# zwischen 2 Monitoren wechseln



## Fat_Tony (18. April 2009)

Hi
Ich würd gern wissen wie ich zwischen 2 Monitoren Wechseln kann wenn ich bei einem in nem Spiel drin bin.
Z.b.
Ich bin grad am was weiß ich was zocken und werd in ICQ angeschreiben.
Das Fenster is auf dem anderen Monitor und ich möcht da jetz antworten.
Das ganz ohne aus dem Spiel zu wechseln.
Also ohne ALT-Tab.
Gibt da nen Trick unter Windows oder braucht man da n extra Programm.

Am Besten währs ich drück ne Tasten Kombination und bin dan auf dem anderen Monitor.
Ich drück die Kombination nochmal und ich bin wieder im Spiel.

Mein Sys:
AMD/ATI 4870
Win XP SP2


----------



## µ|V_2814 (18. April 2009)

Versuchs mal mit Yod’m 3D. Einfach googeln.


----------



## majorguns (19. April 2009)

Also ich benutze Ultra Mon für meine beiden Monitore ich weiß allerdings nicht ob das mit dem ohne alt-tab rausswitchen geht, allerdings kannst du dir es ja mal runterladen und ausprobieren.


----------



## Fat_Tony (19. April 2009)

@majorguns
is zwar n ganz nettes tool aber es geht leider nich
Trozdem danke für die info werd das Programm weiter her nehmen is ganz nett.


----------



## Fat_Tony (21. April 2009)

Hat keiner mehr andere Ideen?


----------



## Fat_Tony (24. April 2009)

bitte nich haun 
*push*


----------



## niLe (24. April 2009)

Das funktioniert nur mit Anwendungen im Fenstermodus, bei Vollbild hast du keine Chance.


----------



## Fat_Tony (24. April 2009)

Schade hab's mir aber fast gedacht das das nich im Vollbild geht aber hätt ja sein können


----------



## Holdrio (24. April 2009)

niLe schrieb:


> Das funktioniert nur mit Anwendungen im Fenstermodus, bei Vollbild hast du keine Chance.

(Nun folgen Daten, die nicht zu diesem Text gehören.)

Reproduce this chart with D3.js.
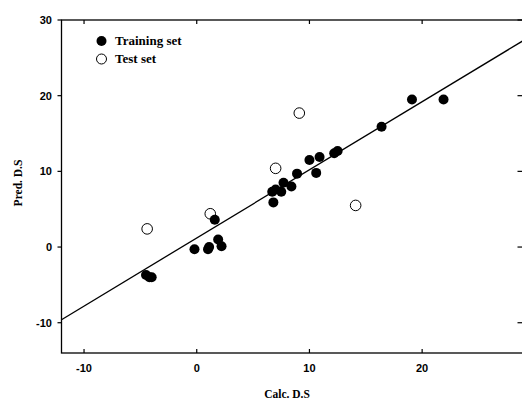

Ob es wirklich an dem liegt, denn warum kann ich bei bei meinen Videoplayern (VLC, KMplayer) im Vollbild problemlos auf den anderen Monitor fahren, aber bei Games nicht?

Bei  Drakensang als einzige Ausnahme geht das komischerweise aber doch, da kann ich auf den anderen Monitor fahren mit der Maus, sobald ich dort was klicke minimiert sich Drakensang auf dem ersten aber.
Aber warum es bei Drakensang geht, bei allen anderen Games offenbar nicht, keine Ahnung.


----------



## Fat_Tony (24. April 2009)

ich glaub das liegt mehr oder weniger an Drakensang soweit ich weiß gibt das bei manchen speile die das "erlauben" das man über den Seitenrand raus fahren kann sollt aber net so sein.
Das gleiche hab ich auch bei n paar Spielen.


----------